▶ EXERCISE PROMPT:
What lies from the line containing "Convert this chart to D3.js code." through the line containing "const stretch = 1.22;"? Print exactly those lines, with both ends, and no others.

▶ LISTING:

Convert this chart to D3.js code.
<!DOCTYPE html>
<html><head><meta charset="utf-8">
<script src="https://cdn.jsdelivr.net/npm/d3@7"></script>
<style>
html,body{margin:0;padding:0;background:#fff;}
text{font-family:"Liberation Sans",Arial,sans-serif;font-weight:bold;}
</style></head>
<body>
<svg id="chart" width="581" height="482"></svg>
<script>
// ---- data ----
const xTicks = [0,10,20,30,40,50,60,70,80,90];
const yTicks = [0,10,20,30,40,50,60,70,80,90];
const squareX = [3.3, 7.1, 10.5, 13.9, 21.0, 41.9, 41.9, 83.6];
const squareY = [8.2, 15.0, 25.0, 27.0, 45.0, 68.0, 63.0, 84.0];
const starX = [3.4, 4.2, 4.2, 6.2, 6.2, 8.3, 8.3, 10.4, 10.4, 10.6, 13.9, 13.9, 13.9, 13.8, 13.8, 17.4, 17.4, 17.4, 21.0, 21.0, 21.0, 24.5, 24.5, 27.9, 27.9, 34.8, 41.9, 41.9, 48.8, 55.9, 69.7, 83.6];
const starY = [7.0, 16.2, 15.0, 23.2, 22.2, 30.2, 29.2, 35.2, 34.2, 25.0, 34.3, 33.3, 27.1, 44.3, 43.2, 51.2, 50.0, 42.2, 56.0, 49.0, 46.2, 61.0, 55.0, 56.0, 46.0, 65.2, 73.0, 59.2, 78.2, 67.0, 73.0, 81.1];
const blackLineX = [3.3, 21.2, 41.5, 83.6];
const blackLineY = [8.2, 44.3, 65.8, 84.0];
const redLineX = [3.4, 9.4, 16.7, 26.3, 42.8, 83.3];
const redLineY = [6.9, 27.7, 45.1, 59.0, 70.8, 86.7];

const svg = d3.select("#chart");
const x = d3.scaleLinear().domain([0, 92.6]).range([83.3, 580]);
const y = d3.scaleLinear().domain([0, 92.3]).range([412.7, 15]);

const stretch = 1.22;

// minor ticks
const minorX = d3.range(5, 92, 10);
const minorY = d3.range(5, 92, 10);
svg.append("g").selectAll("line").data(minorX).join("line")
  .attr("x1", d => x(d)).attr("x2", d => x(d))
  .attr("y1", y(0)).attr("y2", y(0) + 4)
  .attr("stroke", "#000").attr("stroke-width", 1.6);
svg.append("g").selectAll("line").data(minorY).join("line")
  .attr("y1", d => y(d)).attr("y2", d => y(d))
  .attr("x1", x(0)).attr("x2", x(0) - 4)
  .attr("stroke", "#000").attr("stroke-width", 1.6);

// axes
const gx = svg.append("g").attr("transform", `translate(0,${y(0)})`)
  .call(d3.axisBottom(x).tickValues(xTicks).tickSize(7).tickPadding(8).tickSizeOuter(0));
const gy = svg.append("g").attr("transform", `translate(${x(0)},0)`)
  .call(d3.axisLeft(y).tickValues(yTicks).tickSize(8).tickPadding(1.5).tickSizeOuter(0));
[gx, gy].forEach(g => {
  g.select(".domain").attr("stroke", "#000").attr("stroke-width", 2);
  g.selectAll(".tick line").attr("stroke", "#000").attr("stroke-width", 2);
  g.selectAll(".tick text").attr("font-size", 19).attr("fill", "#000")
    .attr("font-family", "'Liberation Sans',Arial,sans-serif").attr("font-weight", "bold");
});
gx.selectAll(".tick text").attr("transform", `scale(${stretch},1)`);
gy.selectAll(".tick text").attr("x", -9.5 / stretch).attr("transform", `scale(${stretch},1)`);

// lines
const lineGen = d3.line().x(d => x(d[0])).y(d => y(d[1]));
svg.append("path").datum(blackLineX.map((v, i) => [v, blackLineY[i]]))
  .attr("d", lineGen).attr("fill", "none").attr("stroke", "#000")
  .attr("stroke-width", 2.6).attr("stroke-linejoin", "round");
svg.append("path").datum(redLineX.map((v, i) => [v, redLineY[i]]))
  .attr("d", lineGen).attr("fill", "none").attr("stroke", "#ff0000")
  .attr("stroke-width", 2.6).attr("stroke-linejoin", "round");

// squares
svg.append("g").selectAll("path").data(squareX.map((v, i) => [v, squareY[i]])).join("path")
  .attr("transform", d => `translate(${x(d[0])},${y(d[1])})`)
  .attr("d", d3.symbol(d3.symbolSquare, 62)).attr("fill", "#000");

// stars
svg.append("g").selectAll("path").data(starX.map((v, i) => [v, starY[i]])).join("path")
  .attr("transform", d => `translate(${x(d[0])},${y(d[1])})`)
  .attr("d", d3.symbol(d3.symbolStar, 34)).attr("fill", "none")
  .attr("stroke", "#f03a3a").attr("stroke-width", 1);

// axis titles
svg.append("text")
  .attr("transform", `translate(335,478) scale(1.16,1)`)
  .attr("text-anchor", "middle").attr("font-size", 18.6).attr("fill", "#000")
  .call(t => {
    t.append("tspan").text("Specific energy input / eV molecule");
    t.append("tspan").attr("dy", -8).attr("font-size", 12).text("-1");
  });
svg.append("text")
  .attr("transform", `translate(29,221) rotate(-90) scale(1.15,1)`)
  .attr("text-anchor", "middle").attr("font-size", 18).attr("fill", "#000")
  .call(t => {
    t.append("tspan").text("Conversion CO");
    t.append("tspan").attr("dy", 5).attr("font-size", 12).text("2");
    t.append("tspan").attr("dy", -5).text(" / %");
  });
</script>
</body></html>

---

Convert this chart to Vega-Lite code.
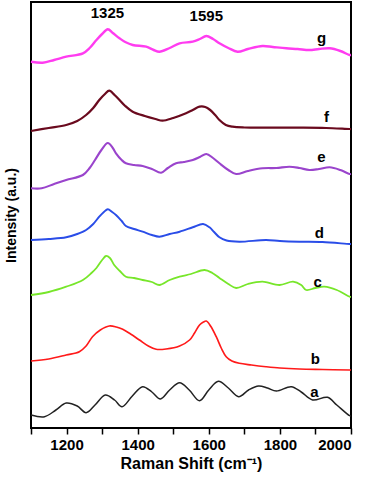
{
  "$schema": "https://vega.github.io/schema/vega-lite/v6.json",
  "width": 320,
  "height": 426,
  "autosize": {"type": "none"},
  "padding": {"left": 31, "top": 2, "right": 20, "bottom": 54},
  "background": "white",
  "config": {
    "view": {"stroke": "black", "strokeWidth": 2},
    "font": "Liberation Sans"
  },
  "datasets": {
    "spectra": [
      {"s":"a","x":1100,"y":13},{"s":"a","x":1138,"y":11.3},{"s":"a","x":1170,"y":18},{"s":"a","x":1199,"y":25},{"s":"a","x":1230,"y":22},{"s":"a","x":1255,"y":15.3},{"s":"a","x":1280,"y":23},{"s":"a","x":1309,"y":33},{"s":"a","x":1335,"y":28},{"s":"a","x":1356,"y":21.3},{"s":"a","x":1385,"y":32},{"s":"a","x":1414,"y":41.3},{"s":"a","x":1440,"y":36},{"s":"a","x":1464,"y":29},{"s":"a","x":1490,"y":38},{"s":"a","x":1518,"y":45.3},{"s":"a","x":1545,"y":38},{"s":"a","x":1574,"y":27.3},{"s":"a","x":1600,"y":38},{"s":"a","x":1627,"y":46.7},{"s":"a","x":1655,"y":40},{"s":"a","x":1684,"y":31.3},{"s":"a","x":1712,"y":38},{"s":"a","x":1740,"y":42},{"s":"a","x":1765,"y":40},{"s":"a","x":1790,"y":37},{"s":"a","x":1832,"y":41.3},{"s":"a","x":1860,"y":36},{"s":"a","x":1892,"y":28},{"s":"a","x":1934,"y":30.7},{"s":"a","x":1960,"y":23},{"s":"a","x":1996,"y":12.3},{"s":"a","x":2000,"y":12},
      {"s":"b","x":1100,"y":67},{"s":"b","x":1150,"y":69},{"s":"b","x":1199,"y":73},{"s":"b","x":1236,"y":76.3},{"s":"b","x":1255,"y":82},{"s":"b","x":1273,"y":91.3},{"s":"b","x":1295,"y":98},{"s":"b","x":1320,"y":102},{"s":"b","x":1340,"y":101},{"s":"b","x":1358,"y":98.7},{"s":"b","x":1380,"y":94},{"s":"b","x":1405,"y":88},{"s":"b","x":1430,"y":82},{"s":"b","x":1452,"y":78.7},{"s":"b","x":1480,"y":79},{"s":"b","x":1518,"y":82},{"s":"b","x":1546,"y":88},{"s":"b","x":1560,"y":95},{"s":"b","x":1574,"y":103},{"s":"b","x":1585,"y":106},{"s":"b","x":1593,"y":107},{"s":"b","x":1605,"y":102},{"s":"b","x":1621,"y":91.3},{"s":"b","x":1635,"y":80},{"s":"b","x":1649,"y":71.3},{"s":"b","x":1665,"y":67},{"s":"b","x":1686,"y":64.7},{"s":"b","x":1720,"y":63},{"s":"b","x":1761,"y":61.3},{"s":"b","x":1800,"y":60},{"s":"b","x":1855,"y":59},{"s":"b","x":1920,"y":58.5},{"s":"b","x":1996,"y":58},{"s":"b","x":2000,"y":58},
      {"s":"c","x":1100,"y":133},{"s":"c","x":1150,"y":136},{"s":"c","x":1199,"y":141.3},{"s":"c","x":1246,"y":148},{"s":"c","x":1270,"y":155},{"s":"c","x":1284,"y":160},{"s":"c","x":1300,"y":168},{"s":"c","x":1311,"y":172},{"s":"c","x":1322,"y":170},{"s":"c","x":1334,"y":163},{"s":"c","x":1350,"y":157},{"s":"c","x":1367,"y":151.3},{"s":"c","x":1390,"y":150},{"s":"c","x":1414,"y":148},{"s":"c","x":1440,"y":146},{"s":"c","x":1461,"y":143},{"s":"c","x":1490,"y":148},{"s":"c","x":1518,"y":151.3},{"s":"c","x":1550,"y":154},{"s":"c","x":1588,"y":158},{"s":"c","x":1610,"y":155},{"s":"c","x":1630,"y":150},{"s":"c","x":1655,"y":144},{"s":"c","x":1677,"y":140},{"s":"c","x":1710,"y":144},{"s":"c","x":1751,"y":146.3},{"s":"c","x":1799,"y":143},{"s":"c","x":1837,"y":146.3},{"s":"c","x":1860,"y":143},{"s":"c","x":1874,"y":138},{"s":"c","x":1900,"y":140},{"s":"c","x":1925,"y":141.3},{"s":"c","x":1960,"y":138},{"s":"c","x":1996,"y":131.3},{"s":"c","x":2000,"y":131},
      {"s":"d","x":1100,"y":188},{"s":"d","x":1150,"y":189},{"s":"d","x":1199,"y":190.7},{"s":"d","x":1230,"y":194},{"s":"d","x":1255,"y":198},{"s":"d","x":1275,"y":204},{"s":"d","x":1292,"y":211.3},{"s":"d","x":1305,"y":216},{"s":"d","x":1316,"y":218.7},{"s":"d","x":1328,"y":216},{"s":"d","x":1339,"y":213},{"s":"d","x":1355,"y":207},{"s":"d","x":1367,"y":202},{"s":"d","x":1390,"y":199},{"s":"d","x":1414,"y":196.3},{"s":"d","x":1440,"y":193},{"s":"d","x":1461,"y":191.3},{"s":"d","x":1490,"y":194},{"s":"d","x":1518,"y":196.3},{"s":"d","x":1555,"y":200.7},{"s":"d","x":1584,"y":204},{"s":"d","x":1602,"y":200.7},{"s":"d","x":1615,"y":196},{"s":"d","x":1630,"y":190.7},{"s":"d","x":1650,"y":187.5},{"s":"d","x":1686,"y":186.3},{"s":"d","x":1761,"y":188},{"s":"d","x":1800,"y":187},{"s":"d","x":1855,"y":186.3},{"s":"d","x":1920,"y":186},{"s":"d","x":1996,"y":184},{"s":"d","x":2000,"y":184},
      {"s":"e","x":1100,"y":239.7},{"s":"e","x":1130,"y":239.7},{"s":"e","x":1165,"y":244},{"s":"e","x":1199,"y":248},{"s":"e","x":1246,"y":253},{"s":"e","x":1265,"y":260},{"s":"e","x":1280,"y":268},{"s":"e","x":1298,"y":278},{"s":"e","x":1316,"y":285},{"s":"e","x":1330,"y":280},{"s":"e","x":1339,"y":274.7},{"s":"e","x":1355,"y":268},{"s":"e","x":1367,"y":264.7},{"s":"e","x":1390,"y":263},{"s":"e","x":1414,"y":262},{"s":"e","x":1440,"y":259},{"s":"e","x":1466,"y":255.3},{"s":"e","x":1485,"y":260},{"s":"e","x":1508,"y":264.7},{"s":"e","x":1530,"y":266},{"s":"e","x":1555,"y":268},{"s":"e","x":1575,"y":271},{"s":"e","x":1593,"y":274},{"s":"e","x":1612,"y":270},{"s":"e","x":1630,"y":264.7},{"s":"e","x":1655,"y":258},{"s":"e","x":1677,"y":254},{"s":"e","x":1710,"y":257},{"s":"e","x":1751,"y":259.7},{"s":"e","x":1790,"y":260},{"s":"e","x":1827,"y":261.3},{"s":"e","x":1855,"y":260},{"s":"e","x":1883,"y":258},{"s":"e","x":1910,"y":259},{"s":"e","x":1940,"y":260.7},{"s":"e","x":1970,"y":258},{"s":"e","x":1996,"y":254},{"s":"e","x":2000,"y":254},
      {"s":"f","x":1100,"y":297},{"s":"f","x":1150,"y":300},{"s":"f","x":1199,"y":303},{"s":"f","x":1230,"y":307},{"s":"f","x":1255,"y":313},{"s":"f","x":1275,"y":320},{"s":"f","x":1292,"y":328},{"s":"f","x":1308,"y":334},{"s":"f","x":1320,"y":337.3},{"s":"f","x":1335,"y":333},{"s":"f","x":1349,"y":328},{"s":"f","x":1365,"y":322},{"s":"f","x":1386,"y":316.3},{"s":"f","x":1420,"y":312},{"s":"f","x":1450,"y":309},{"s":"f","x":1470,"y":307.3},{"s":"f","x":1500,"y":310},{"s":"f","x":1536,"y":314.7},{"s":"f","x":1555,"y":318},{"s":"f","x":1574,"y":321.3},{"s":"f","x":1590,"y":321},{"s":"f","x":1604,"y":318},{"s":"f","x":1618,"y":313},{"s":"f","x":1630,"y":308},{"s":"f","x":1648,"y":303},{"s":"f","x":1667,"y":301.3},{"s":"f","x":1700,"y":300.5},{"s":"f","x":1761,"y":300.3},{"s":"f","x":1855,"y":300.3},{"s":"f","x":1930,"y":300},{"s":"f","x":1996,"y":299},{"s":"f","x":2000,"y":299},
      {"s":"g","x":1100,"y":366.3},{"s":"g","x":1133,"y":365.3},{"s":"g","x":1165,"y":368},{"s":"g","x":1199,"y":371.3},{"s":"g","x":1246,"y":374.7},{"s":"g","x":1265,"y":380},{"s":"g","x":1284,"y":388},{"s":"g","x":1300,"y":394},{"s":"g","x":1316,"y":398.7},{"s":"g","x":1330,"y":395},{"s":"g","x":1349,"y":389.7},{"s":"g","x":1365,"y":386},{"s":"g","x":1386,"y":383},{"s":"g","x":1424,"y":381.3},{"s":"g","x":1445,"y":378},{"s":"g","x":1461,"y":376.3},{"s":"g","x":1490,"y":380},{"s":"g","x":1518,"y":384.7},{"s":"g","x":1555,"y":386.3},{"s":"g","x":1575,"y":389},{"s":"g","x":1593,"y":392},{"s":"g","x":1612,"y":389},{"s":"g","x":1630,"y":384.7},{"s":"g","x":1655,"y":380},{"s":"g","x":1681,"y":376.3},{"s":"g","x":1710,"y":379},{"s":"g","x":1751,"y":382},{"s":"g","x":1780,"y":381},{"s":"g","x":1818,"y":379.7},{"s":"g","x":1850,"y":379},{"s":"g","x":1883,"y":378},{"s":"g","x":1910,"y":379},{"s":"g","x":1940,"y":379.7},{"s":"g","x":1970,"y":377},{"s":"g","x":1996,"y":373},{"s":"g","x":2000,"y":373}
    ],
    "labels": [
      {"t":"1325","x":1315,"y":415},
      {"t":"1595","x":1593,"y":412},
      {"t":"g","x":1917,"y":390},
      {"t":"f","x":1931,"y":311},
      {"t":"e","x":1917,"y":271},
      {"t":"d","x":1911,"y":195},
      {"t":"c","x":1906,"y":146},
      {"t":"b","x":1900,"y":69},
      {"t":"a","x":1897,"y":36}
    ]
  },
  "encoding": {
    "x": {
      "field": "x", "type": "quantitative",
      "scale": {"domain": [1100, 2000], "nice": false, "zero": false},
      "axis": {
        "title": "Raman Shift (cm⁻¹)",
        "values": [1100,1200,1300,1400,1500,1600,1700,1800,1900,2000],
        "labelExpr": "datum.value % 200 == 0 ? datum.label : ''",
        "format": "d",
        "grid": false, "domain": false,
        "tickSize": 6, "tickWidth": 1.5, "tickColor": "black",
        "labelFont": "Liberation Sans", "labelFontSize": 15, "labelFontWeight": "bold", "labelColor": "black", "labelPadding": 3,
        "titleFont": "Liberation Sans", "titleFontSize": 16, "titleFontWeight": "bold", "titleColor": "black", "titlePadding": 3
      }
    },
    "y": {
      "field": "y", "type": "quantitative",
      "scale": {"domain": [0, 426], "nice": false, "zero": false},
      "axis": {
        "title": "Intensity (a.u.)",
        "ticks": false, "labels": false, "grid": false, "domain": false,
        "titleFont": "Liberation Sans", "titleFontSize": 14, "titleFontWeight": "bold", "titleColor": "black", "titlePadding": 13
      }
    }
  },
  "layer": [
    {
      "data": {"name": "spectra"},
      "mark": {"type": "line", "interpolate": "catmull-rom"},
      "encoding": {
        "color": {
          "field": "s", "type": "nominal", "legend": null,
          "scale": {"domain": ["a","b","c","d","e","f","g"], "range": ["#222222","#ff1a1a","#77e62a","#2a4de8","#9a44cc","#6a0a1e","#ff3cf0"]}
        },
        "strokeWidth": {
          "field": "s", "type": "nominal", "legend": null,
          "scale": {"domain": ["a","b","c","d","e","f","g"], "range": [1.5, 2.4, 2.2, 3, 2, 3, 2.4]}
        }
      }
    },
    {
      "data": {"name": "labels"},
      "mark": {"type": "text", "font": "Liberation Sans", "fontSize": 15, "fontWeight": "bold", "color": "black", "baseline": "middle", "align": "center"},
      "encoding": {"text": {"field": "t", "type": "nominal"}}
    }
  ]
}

...

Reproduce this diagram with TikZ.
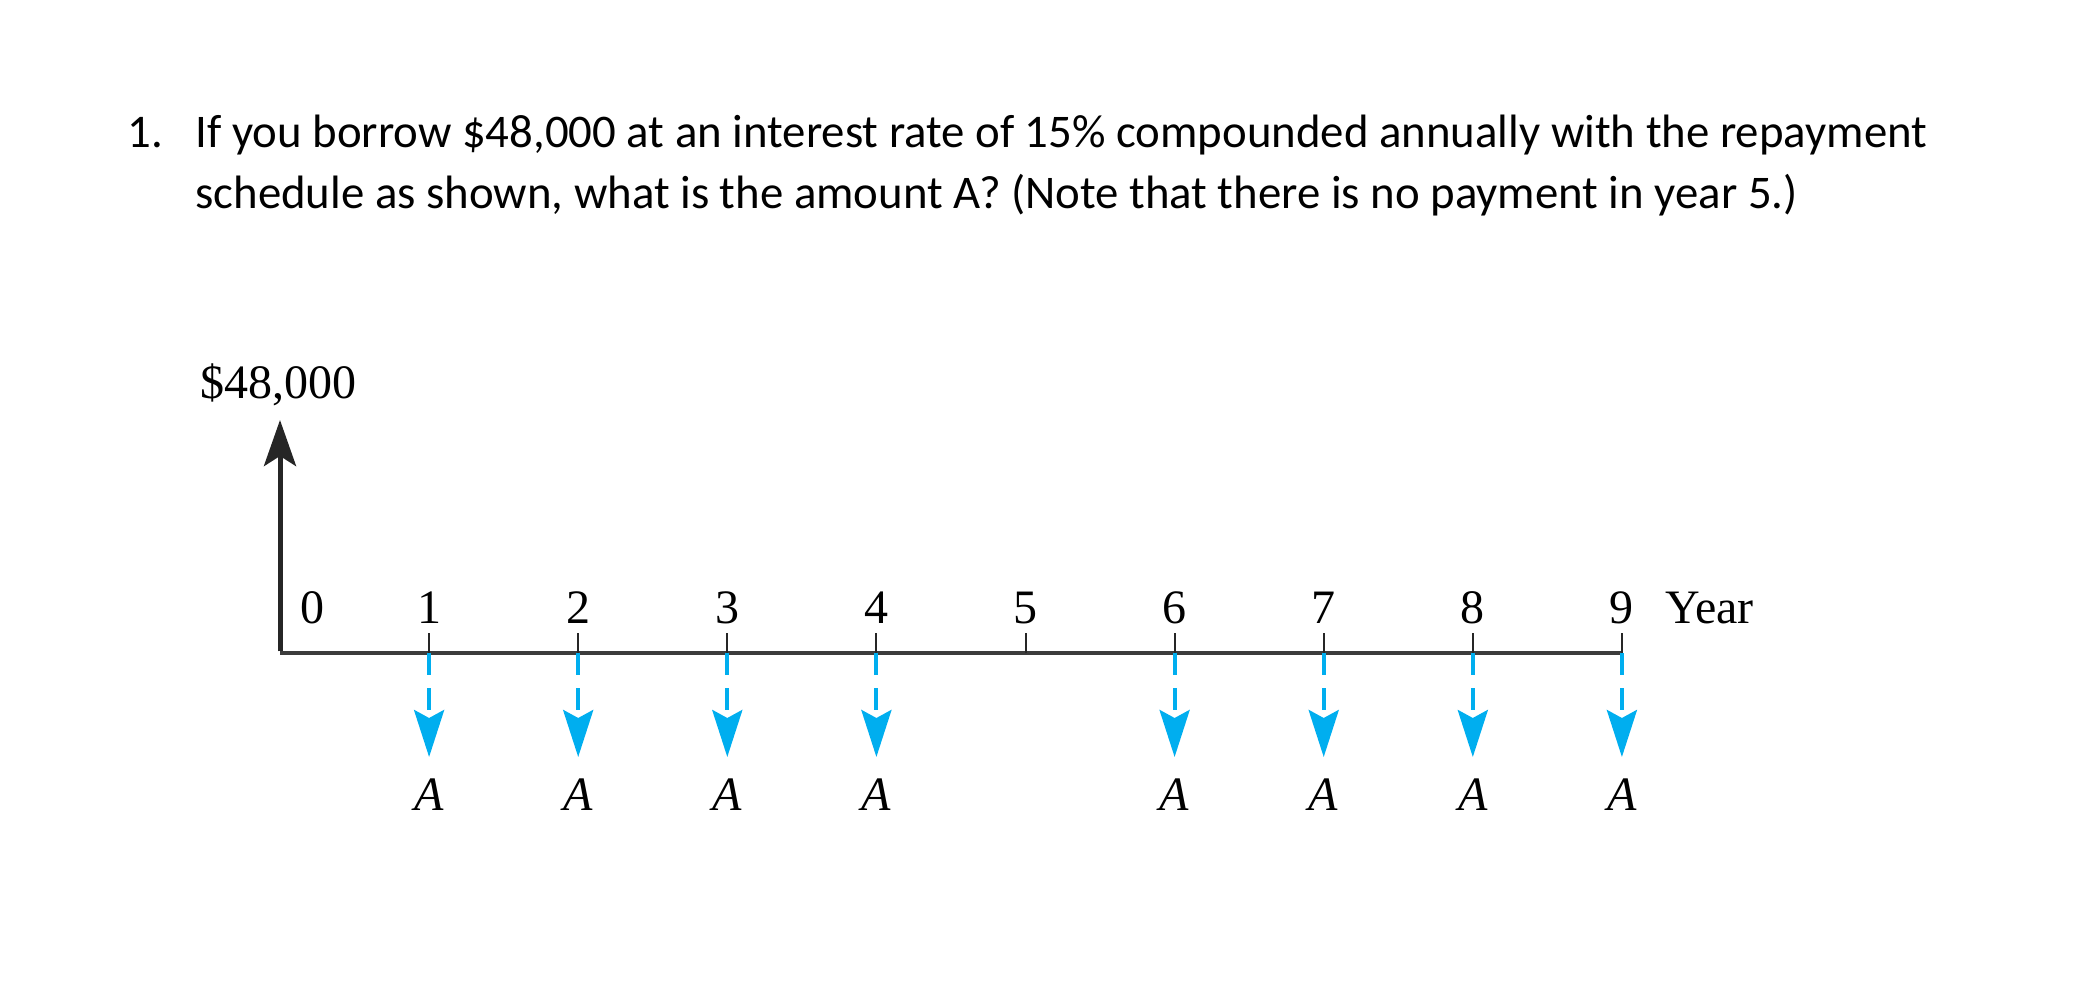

▶ OUTPUT FOR THIS EXERCISE:
Convert this chart to D3.js code.
<!DOCTYPE html>
<html><head><meta charset="utf-8">
<script src="https://cdn.jsdelivr.net/npm/d3@7"></script>
<style>
html,body{margin:0;padding:0;background:#fff;}
text{font-family:"Liberation Sans",Arial,sans-serif;font-weight:bold;}
</style></head>
<body>
<svg id="chart" width="581" height="482"></svg>
<script>
// ---- data ----
const xTicks = [0,10,20,30,40,50,60,70,80,90];
const yTicks = [0,10,20,30,40,50,60,70,80,90];
const squareX = [3.3, 7.1, 10.5, 13.9, 21.0, 41.9, 41.9, 83.6];
const squareY = [8.2, 15.0, 25.0, 27.0, 45.0, 68.0, 63.0, 84.0];
const starX = [3.4, 4.2, 4.2, 6.2, 6.2, 8.3, 8.3, 10.4, 10.4, 10.6, 13.9, 13.9, 13.9, 13.8, 13.8, 17.4, 17.4, 17.4, 21.0, 21.0, 21.0, 24.5, 24.5, 27.9, 27.9, 34.8, 41.9, 41.9, 48.8, 55.9, 69.7, 83.6];
const starY = [7.0, 16.2, 15.0, 23.2, 22.2, 30.2, 29.2, 35.2, 34.2, 25.0, 34.3, 33.3, 27.1, 44.3, 43.2, 51.2, 50.0, 42.2, 56.0, 49.0, 46.2, 61.0, 55.0, 56.0, 46.0, 65.2, 73.0, 59.2, 78.2, 67.0, 73.0, 81.1];
const blackLineX = [3.3, 21.2, 41.5, 83.6];
const blackLineY = [8.2, 44.3, 65.8, 84.0];
const redLineX = [3.4, 9.4, 16.7, 26.3, 42.8, 83.3];
const redLineY = [6.9, 27.7, 45.1, 59.0, 70.8, 86.7];

const svg = d3.select("#chart");
const x = d3.scaleLinear().domain([0, 92.6]).range([83.3, 580]);
const y = d3.scaleLinear().domain([0, 92.3]).range([412.7, 15]);

const stretch = 1.22;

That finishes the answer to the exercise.